This week, FiO extends its reach from maths to languages and beyond, by looking at Zipf’s Law, Google searches, and avoiding RSI. Call me Ishmael George Kingsley Zipf GK Zipf looked at long texts and noticed that if you rank the frequency of each word, then this frequency is inversely proportional to its rank in the frequency table. His law has a complex mathematical formulation, but it means that it’s roughly as usual for a word to appear once as 10 times, 100 times or 1,000 – and typically a common word appears more frequently than an uncommon word by a factor of 10, 100 or more. As an example, this is the result for Moby Dick:
(Source: Words counted from the Project Gutenberg text of Moby Dick by Wikipedia user Radagast3) As an aside (for all you pub quiz fans and party bores out there), the red data points are words that appear only once in “Moby Dick” – and the term for a word appearing only once in a body of text (a language, an author’s work, a single book, etc.) is hapax legomenon. For example, in the whole of Shakespeare, the word Honorificabilitudinitatibus appears only once (luckily for us and Will’s Hungarian and Finnish translators). What happens when I google “Google”…? So what does all this have to do with Google? At FiO, we wondered whether Zipf’s Law holds in the Internet age, and not with normal English words, but proper nouns. To test this, we took the names of the FTSE100 companies (from http://www.stockmarketsreview.com/companies_ftse100/), and googled their names verbatim, without quote marks (e.g. Daily Mail and General Trust). We left out two companies, as their names were normal English words (Next and Resolution). We then ranked the number of search results from 1 to 98, and plotted the logarithms of both the rank (1 to 98) and frequency (i.e. the number of results returned by Google):
(Source: Capgemini analysis of Google results) These results show that Zipf’s Law does, in the main, hold in the Internet age….but wait (I hear you ask) – didn’t it take a while searching for 98 names, and ranking the search results? Why yes, it did – so isn’t there a quicker way?
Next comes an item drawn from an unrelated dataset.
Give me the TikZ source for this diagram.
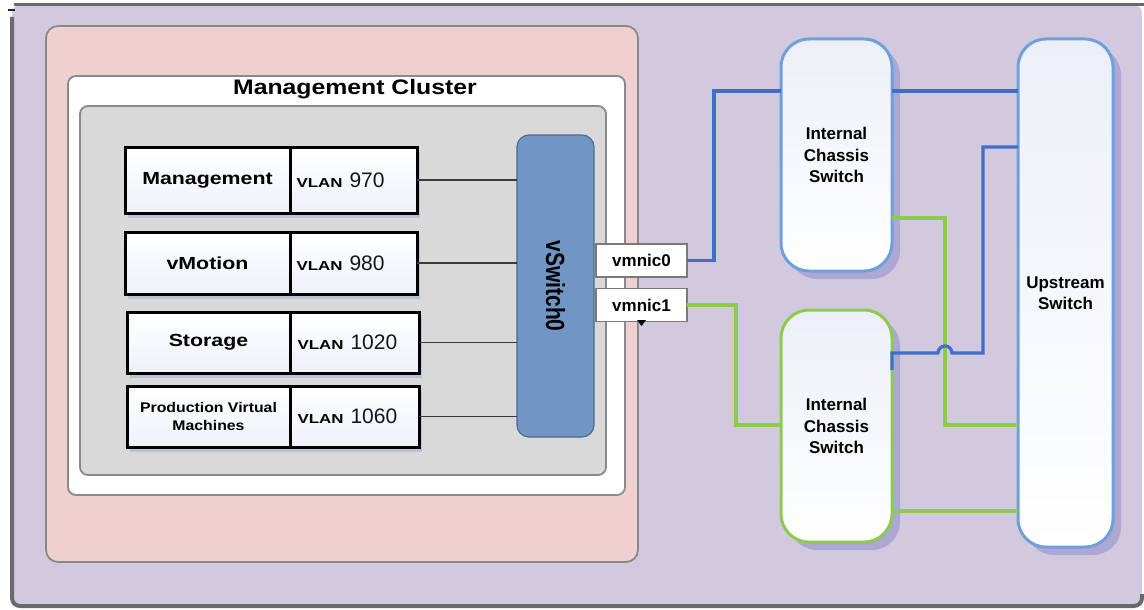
\documentclass[tikz,border=0pt]{standalone}
\usepackage{fontspec}
\setmainfont{Liberation Sans}
\usepackage{graphicx}
\usetikzlibrary{shadows}
\definecolor{bgpurple}{HTML}{D3C9DF}
\definecolor{framegray}{HTML}{6A6A6A}
\definecolor{pinkfill}{HTML}{EFCFCF}
\definecolor{grayfill}{HTML}{D9D9D9}
\definecolor{boxedge}{HTML}{8A8A8A}
\definecolor{vswfill}{HTML}{7096C6}
\definecolor{vswedge}{HTML}{4E6A8E}
\definecolor{linkblue}{HTML}{3F6FC8}
\definecolor{linkgreen}{HTML}{8DCB4E}
\definecolor{swblue}{HTML}{6F9FDC}
\definecolor{swtop}{HTML}{ECEFF7}
\definecolor{shadowc}{HTML}{ADA8D3}
\definecolor{rowshadow}{HTML}{BCC2D2}
\definecolor{cellblue}{HTML}{EEF1F8}
\definecolor{numc}{HTML}{14141F}
\definecolor{tiegray}{HTML}{3A3A3A}
\definecolor{nicedge}{HTML}{7A7A7A}
\newcommand{\xstr}[2]{\scalebox{#1}[1]{#2}}
\newcommand{\vlanlbl}[1]{\makebox[120pt][l]{\hspace{3pt}\xstr{1.3}{\fontsize{13}{15}\selectfont\bfseries VLAN}\hspace{7pt}{\fontsize{21}{24}\selectfont\color{numc}#1}}}
\begin{document}
\begin{tikzpicture}[x=1pt,y=-1pt,
  every node/.style={inner sep=0pt, outer sep=0pt},
  container/.style={draw=boxedge, line width=1.8pt},
  cell/.style={draw=black, line width=3pt, top color=white, bottom color=cellblue,
    general shadow={fill=rowshadow, shadow xshift=3pt, shadow yshift=-5pt}},
  nic/.style={draw=nicedge, fill=white, line width=1.2pt, font=\fontsize{17}{20}\selectfont\bfseries},
  sw/.style={line width=3pt, rounded corners=28pt, top color=swtop, bottom color=white,
    align=center, font=\fontsize{17}{21.5}\selectfont\bfseries,
    general shadow={fill=shadowc, shadow xshift=8pt, shadow yshift=-8pt}},
  bl/.style={draw=linkblue, line width=3.2pt},
  gr/.style={draw=linkgreen, line width=3.2pt},
  tie/.style={draw=tiegray, line width=1.3pt}]
\useasboundingbox (0,0) rectangle (1144,610);
% outer frame
\fill[bgpurple, rounded corners=8] (12,5) rectangle (1142,606);
\draw[framegray, line width=3] (14,5) -- (1144,5);
\draw[framegray, line width=4, rounded corners=8] (12,17) -- (12,606) -- (1142,606) -- (1142,594);
\draw[black!85, line width=2] (8,10) -- (15,10);
% containers
\node[container, fill=pinkfill, rounded corners=12pt, minimum width=592, minimum height=536] (host) at (342,294) {};
\node[container, fill=white, rounded corners=8pt, minimum width=557, minimum height=419] (cluster) at (346.5,285.5) {};
\node[font=\fontsize{21}{24}\selectfont\bfseries] (title) at (355,89) {\xstr{1.18}{Management Cluster}};
\node[container, fill=grayfill, rounded corners=8pt, minimum width=526, minimum height=369] (inner) at (343,290.5) {};
% port groups
\node[cell, minimum width=165, minimum height=66, font=\fontsize{17.5}{20}\selectfont\bfseries] (l1) at (207.5,180) {\xstr{1.22}{Management}};
\node[cell, minimum width=127, minimum height=66] (v1) at (353.5,180) {\vlanlbl{970}};
\node[cell, minimum width=165, minimum height=62, font=\fontsize{17.5}{20}\selectfont\bfseries] (l2) at (207.5,263) {\xstr{1.22}{vMotion}};
\node[cell, minimum width=127, minimum height=62] (v2) at (353.5,263) {\vlanlbl{980}};
\node[cell, minimum width=163, minimum height=61, font=\fontsize{17.5}{20}\selectfont\bfseries] (l3) at (208.5,342.5) {\xstr{1.22}{Storage}};
\node[cell, minimum width=129, minimum height=61] (v3) at (354.5,342.5) {\vlanlbl{1020}};
\node[cell, minimum width=163, minimum height=61, align=center, font=\fontsize{14}{18.3}\selectfont\bfseries] (l4) at (208.5,416.5) {\xstr{1.13}{Production Virtual}\\\xstr{1.13}{Machines}};
\node[cell, minimum width=129, minimum height=61] (v4) at (354.5,416.5) {\vlanlbl{1060}};
% vSwitch
\node[draw=vswedge, fill=vswfill, line width=1.2pt, rounded corners=12pt, rotate=-90,
  minimum width=302, minimum height=77, font=\fontsize{21}{24}\selectfont\bfseries] (vsw) at (555.5,286) {\scalebox{1}[1.25]{vSwitch0}};
\draw[tie] (v1.east) -- (vsw.south |- v1.east);
\draw[tie] (v2.east) -- (vsw.south |- v2.east);
\draw[tie] (v3.east) -- (vsw.south |- v3.east);
\draw[tie] (v4.east) -- (vsw.south |- v4.east);
% vmnics
\node[nic, minimum width=91, minimum height=33] (nic0) at (641.5,260.5) {vmnic0};
\node[nic, minimum width=91, minimum height=33] (nic1) at (641.5,305) {vmnic1};
\fill[black] (637,320) -- (646,320) -- (641.5,326) -- cycle;
% switches
\node[sw, draw=swblue, minimum width=111, minimum height=232] (cs1) at (836.5,155) {Internal\\Chassis\\Switch};
\node[sw, draw=linkgreen, minimum width=111, minimum height=232] (cs2) at (836.5,426) {Internal\\Chassis\\Switch};
\node[sw, draw=swblue, minimum width=95, minimum height=508] (up) at (1065.5,293) {Upstream\\Switch};
% link coordinates
\coordinate (b1) at (714,91);
\coordinate (b2) at (983,147);
\coordinate (b3) at (892,370);
\coordinate (b4) at (892,353);
\coordinate (g1) at (736,425);
\coordinate (g2) at (945,218);
\coordinate (g3) at (945,425);
\coordinate (g4) at (892,511);
% blue links
\draw[bl] (nic0.east) -| (b1) -- (cs1.west |- b1);
\draw[bl] (cs1.east |- b1) -- (up.west |- b1);
% green links
\draw[gr] (nic1.east) -| (g1) -- (cs2.west |- g1);
\draw[gr] (cs1.east |- g2) -- (g2) -- (g3) -- (up.west |- g3);
\draw[gr] (cs2.east |- g4) -- (up.west |- g4);
% blue link with hop over green
\draw[bl] (b3) -- (b4) -- (938,353) arc[start angle=180, end angle=360, radius=7] -- (b2 |- b4) -- (b2) -- (up.west |- b2);
\end{tikzpicture}
\end{document}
The 80-20 (or Pareto) rule says, roughly, that 80% of sales come from 20% of customers. If we were interested in the total number of search results returned by the FTSE100, could we have looked at only the top 20% – i.e. the top 20 or so names ranked by the number of search results? The answer is “yes”: the top 20% accounted for a whopping 89% of the total number of search results. So what has this diversion into language told us? Firstly, that FiO clearly needs to take a summer holiday, reading trashy Gordon Dan Brown books with a G&T at hand. Secondly, that some of the theories developed for the printed (p)age can be applied to the era of the Internet. Indeed, Zipf’s Law is applicable to all kinds of things – e.g. rankings cities by population – so it’s not surprising that it can be applied to search results (and there might be a correlation between the number of search results and a company’s market cap – but that’s for a future FiO). Thirdly, faced with large amounts of data, it’s often better to avoid “boiling the ocean” and concentrate on only the top 20% or so of data. This saves both time and money, and avoids developing Repetitive Strain Injury. And lastly, having the highest number of Internet search results isn’t always a positive thing: unfortunately the FTSE100 company with the #1 rank was BP.